Naples to Flamingo
Includes Naples, Marco Island, Everglades City and Chokoloskee
Weather and Tides
This weekend will be challenging due to two major factors: Weather and Tides. Saturday is the full moon and we have the “blood moon” which is what scientists call a total lunar eclipse, which is when the earth passes in between the sun and moon, casting a shadow over the moon as sunlight is blocked. During this process, some sunlight is filtered through the earth’s atmosphere, reflecting onto a moon to give a red appearance. So what does all this mean for fishing? It means the tides will be extreme. Extreme in the sense that when you launch your boat on Saturday you will have a very aggressive low tide, somewhere in the negative 1 to 1.5 foot mark. This will give way to a screaming incoming tide that will peak just after lunch time.
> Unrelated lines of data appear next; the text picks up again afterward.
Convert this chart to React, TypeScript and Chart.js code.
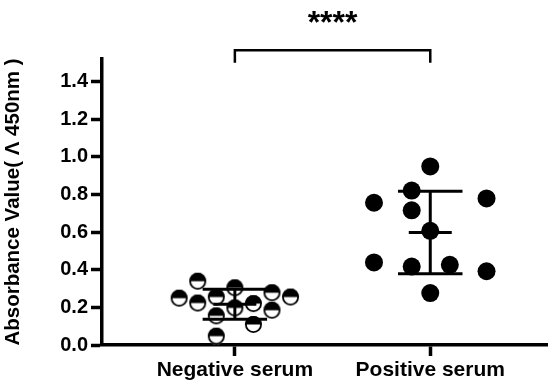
import React, { useEffect, useRef } from "react";
import { Chart, registerables } from "chart.js";

Chart.register(...registerables);

const CATEGORIES = ["Negative serum", "Positive serum"];
const CATEGORY_X = [1, 2];
const Y_TICKS = [0, 0.2, 0.4, 0.6, 0.8, 1.0, 1.2, 1.4];
const Y_TITLE = "Absorbance Value( Λ 450nm )";
const SIGNIFICANCE = "****";

// Negative serum: x jitter (category units) and absorbance values
const NEG_X = [-0.285, -0.19, -0.19, -0.095, 0, 0, -0.095, -0.095, 0.095, 0.095, 0.19, 0.19, 0.285];
const NEG_Y = [0.249, 0.339, 0.223, 0.255, 0.304, 0.197, 0.155, 0.047, 0.22, 0.109, 0.278, 0.185, 0.255];

// Positive serum
const POS_X = [0, -0.095, -0.095, -0.288, 0.288, 0, -0.288, -0.095, 0.1, 0.288, 0];
const POS_Y = [0.949, 0.821, 0.716, 0.756, 0.779, 0.607, 0.439, 0.417, 0.426, 0.392, 0.276];

const BRACKET_TOP = 1.566;
const BRACKET_LEG = 1.5;

function meanSd(v: number[]) {
  const m = v.reduce((a, b) => a + b, 0) / v.length;
  const s = Math.sqrt(v.reduce((a, b) => a + (b - m) * (b - m), 0) / (v.length - 1));
  return { m, s };
}

function makeHalfMarker(r: number) {
  const c = document.createElement("canvas");
  const size = Math.ceil(r * 2 + 2);
  c.width = size;
  c.height = size;
  const ctx = c.getContext("2d")!;
  const cx = size / 2;
  ctx.beginPath();
  ctx.arc(cx, cx, r, 0, 2 * Math.PI);
  ctx.fillStyle = "#fff";
  ctx.fill();
  ctx.beginPath();
  ctx.arc(cx, cx, r, Math.PI, 2 * Math.PI);
  ctx.closePath();
  ctx.fillStyle = "#000";
  ctx.fill();
  ctx.beginPath();
  ctx.arc(cx, cx, r - 0.9, 0, 2 * Math.PI);
  ctx.lineWidth = 1.8;
  ctx.strokeStyle = "#000";
  ctx.stroke();
  return c;
}

function errorBarDatasets(cx: number, values: number[]) {
  const { m, s } = meanSd(values);
  const cap = 0.165;
  const mw = 0.11;
  const seg = (pts: { x: number; y: number }[]) => ({
    type: "scatter" as const,
    data: pts,
    showLine: true,
    borderColor: "#000",
    borderWidth: 3,
    pointRadius: 0,
    borderCapStyle: "butt" as const,
    order: 0,
    clip: false as any,
  });
  return [
    seg([{ x: cx - cap, y: m + s }, { x: cx + cap, y: m + s }]),
    seg([{ x: cx - cap, y: m - s }, { x: cx + cap, y: m - s }]),
    seg([{ x: cx - mw, y: m }, { x: cx + mw, y: m }]),
    seg([{ x: cx, y: m - s }, { x: cx, y: m + s }]),
  ];
}

const FONT = "'Liberation Sans', Arial, sans-serif";

export default function App() {
  const ref = useRef<HTMLCanvasElement | null>(null);

  useEffect(() => {
    document.body.style.margin = "0";
    if (!ref.current) return;
    const half = makeHalfMarker(8.5);

    const bracketPlugin = {
      id: "bracket",
      afterDraw(chart: any) {
        const { ctx } = chart;
        const x = chart.scales.x;
        const y = chart.scales.y;
        const x1 = x.getPixelForValue(CATEGORY_X[0]);
        const x2 = x.getPixelForValue(CATEGORY_X[1]);
        const yt = y.getPixelForValue(BRACKET_TOP);
        const yb = y.getPixelForValue(BRACKET_LEG);
        ctx.save();
        ctx.strokeStyle = "#000";
        ctx.lineWidth = 2.5;
        ctx.lineCap = "butt";
        ctx.lineJoin = "miter";
        ctx.beginPath();
        ctx.moveTo(x1, yb);
        ctx.lineTo(x1, yt);
        ctx.lineTo(x2, yt);
        ctx.lineTo(x2, yb);
        ctx.stroke();
        ctx.fillStyle = "#000";
        ctx.font = `bold 32px ${FONT}`;
        ctx.textAlign = "center";
        ctx.textBaseline = "alphabetic";
        ctx.fillText(SIGNIFICANCE, (x1 + x2) / 2, yt - 17);
        ctx.restore();
      },
    };

    const chart = new Chart(ref.current, {
      type: "scatter",
      data: {
        datasets: [
          ...errorBarDatasets(CATEGORY_X[0], NEG_Y),
          ...errorBarDatasets(CATEGORY_X[1], POS_Y),
          {
            type: "scatter",
            data: NEG_X.map((dx, i) => ({ x: CATEGORY_X[0] + dx, y: NEG_Y[i] })),
            pointStyle: half as any,
            pointRadius: 8.5,
            order: 1,
            clip: false as any,
          },
          {
            type: "scatter",
            data: POS_X.map((dx, i) => ({ x: CATEGORY_X[1] + dx, y: POS_Y[i] })),
            pointStyle: "circle",
            pointRadius: 9,
            backgroundColor: "#000",
            borderWidth: 0,
            order: 1,
            clip: false as any,
          },
        ] as any,
      },
      options: {
        responsive: false,
        animation: false,
        layout: { padding: { top: 59, right: 7, left: 0, bottom: 0 } },
        plugins: { legend: { display: false }, tooltip: { enabled: false } },
        scales: {
          x: {
            type: "linear",
            min: 0.32,
            max: 2.6,
            afterBuildTicks: (s: any) => {
              s.ticks = CATEGORY_X.map((v) => ({ value: v }));
            },
            afterFit: (s: any) => {
              s.height = 45;
            },
            border: { display: true, color: "#000", width: 3.5 },
            grid: {
              drawOnChartArea: false,
              drawTicks: true,
              tickLength: 11,
              tickWidth: 3.5,
              tickColor: "#000",
              color: "#000",
            },
            ticks: {
              color: "#000",
              font: { family: FONT, size: 21, weight: "bold" },
              padding: 2,
              maxRotation: 0,
              autoSkip: false,
              callback: (v: any) => {
                const i = CATEGORY_X.indexOf(Number(v));
                return i >= 0 ? CATEGORIES[i] : "";
              },
            },
          },
          y: {
            type: "linear",
            min: 0,
            max: 1.52,
            afterBuildTicks: (s: any) => {
              s.ticks = Y_TICKS.map((v) => ({ value: v }));
            },
            afterFit: (s: any) => {
              s.width = 102;
            },
            border: { display: true, color: "#000", width: 3.5 },
            grid: {
              drawOnChartArea: false,
              drawTicks: true,
              tickLength: 11,
              tickWidth: 3.5,
              tickColor: "#000",
              color: "#000",
            },
            ticks: {
              color: "#000",
              font: { family: FONT, size: 20, weight: "bold" },
              padding: 3,
              callback: (v: any) => Number(v).toFixed(1),
            },
            title: {
              display: true,
              text: Y_TITLE,
              color: "#000",
              font: { family: FONT, size: 20.5, weight: "bold" },
              padding: { top: 1.5, bottom: 0 },
            },
          },
        },
      },
      plugins: [bracketPlugin],
    } as any);

    return () => chart.destroy();
  }, []);

  return (
    <div style={{ position: "fixed", left: 0, top: 0, width: 557, height: 390 }}>
      <canvas ref={ref} width={557} height={390} style={{ width: 557, height: 390, display: "block" }} />
    </div>
  );
}
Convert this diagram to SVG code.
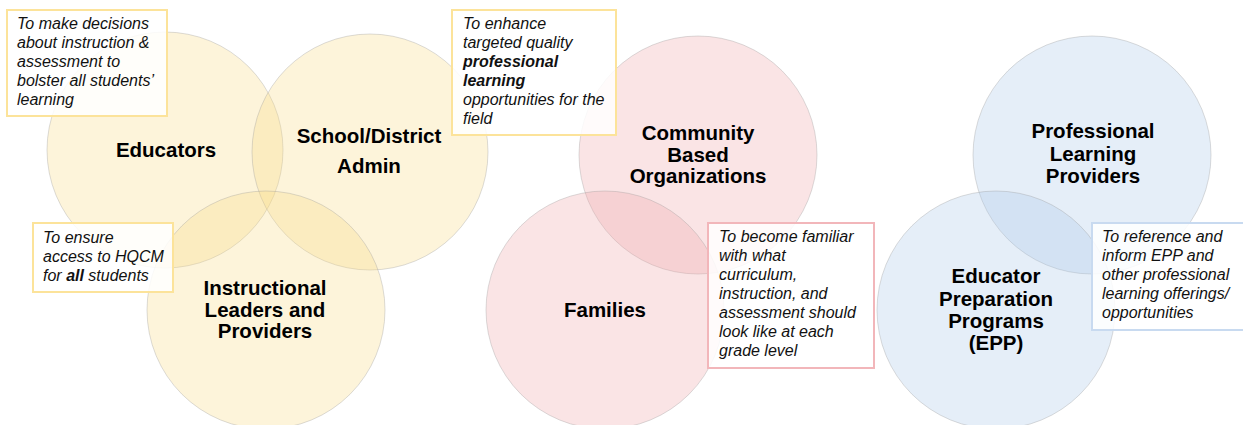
<svg xmlns="http://www.w3.org/2000/svg" width="1243" height="425" viewBox="0 0 1243 425">
<style>
.c{stroke:#9a9a9a;stroke-opacity:0.35;stroke-width:1}
.y{fill:#F9DC85;fill-opacity:0.3}
.p{fill:#EFA5AA;fill-opacity:0.3}
.b{fill:#A9C7E8;fill-opacity:0.3}
.lbl{font-family:"Liberation Sans",Arial,sans-serif;font-weight:bold;font-size:20.5px;fill:#000;text-anchor:middle}
.note{font-family:"Liberation Sans",Arial,sans-serif;font-style:italic;font-size:16px;fill:#111}
.box{fill:#fff;fill-opacity:0.85;stroke-width:2}
.by{stroke:#FCE39A}
.bp{stroke:#F2B6BA}
.bb{stroke:#C8DAF0}
</style>
<rect width="1243" height="425" fill="#fff"/>
<g id="educators"><circle class="c y" cx="165" cy="150" r="118"/></g>
<g id="admin"><circle class="c y" cx="370" cy="152" r="118"/></g>
<g id="instructional"><circle class="c y" cx="266" cy="310" r="119"/></g>
<g id="cbo"><circle class="c p" cx="698" cy="155" r="119"/></g>
<g id="families"><circle class="c p" cx="605" cy="310" r="119"/></g>
<g id="plp"><circle class="c b" cx="1092" cy="155" r="119"/></g>
<g id="epp"><circle class="c b" cx="996" cy="310" r="119"/></g>
<g id="labels">
<text class="lbl" x="166" y="157">Educators</text>
<text class="lbl" x="369" y="143">School/District</text>
<text class="lbl" x="369" y="173">Admin</text>
<text class="lbl" x="265" y="295">Instructional</text>
<text class="lbl" x="265" y="317">Leaders and</text>
<text class="lbl" x="265" y="338">Providers</text>
<text class="lbl" x="698" y="140">Community</text>
<text class="lbl" x="698" y="162">Based</text>
<text class="lbl" x="698" y="183">Organizations</text>
<text class="lbl" x="605" y="317">Families</text>
<text class="lbl" x="1093" y="138">Professional</text>
<text class="lbl" x="1093" y="161">Learning</text>
<text class="lbl" x="1093" y="183">Providers</text>
<text class="lbl" x="996" y="283">Educator</text>
<text class="lbl" x="996" y="306">Preparation</text>
<text class="lbl" x="996" y="328">Programs</text>
<text class="lbl" x="996" y="350">(EPP)</text>
</g>
<g id="note-educators">
<rect class="box by" x="7" y="10" width="160" height="106"/>
<text class="note" x="17" y="29">To make decisions</text>
<text class="note" x="17" y="48">about instruction &amp;</text>
<text class="note" x="17" y="67">assessment to</text>
<text class="note" x="17" y="86">bolster all students’</text>
<text class="note" x="17" y="105">learning</text>
</g>
<g id="note-instructional">
<rect class="box by" x="33" y="223" width="140" height="69"/>
<text class="note" x="43" y="243">To ensure</text>
<text class="note" x="43" y="262">access to HQCM</text>
<text class="note" x="43" y="281">for <tspan font-weight="bold">all</tspan> students</text>
</g>
<g id="note-admin">
<rect class="box by" x="452" y="10" width="164" height="125"/>
<text class="note" x="463" y="29">To enhance</text>
<text class="note" x="463" y="48">targeted quality</text>
<text class="note" x="463" y="67" font-weight="bold">professional</text>
<text class="note" x="463" y="86" font-weight="bold">learning</text>
<text class="note" x="463" y="105">opportunities for the</text>
<text class="note" x="463" y="124">field</text>
</g>
<g id="note-families">
<rect class="box bp" x="708" y="223" width="166" height="145"/>
<text class="note" x="719" y="242">To become familiar</text>
<text class="note" x="719" y="261">with what</text>
<text class="note" x="719" y="280">curriculum,</text>
<text class="note" x="719" y="299">instruction, and</text>
<text class="note" x="719" y="318">assessment should</text>
<text class="note" x="719" y="337">look like at each</text>
<text class="note" x="719" y="356">grade level</text>
</g>
<g id="note-epp">
<rect class="box bb" x="1092" y="223" width="152" height="107"/>
<text class="note" x="1102" y="242">To reference and</text>
<text class="note" x="1102" y="261">inform EPP and</text>
<text class="note" x="1102" y="280">other professional</text>
<text class="note" x="1102" y="299">learning offerings/</text>
<text class="note" x="1102" y="318">opportunities</text>
</g>
<g id="connectors"/>
</svg>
The weather won’t help much, as the forecast as of this writing has Sunday all but a washout with rain and high winds and Saturday has forecasted winds from the SE in the 10-20 mph range, so you either get out early and beat the winds on Saturday, or hide in the backcountry a little later in the day. The beauty is that if you can time the bite right on Saturday, you should crush the fish as the pre-front bite is always strong, especially on the last of this warming trend. I say roll the dice and make it happen, just be conscious of the conditions.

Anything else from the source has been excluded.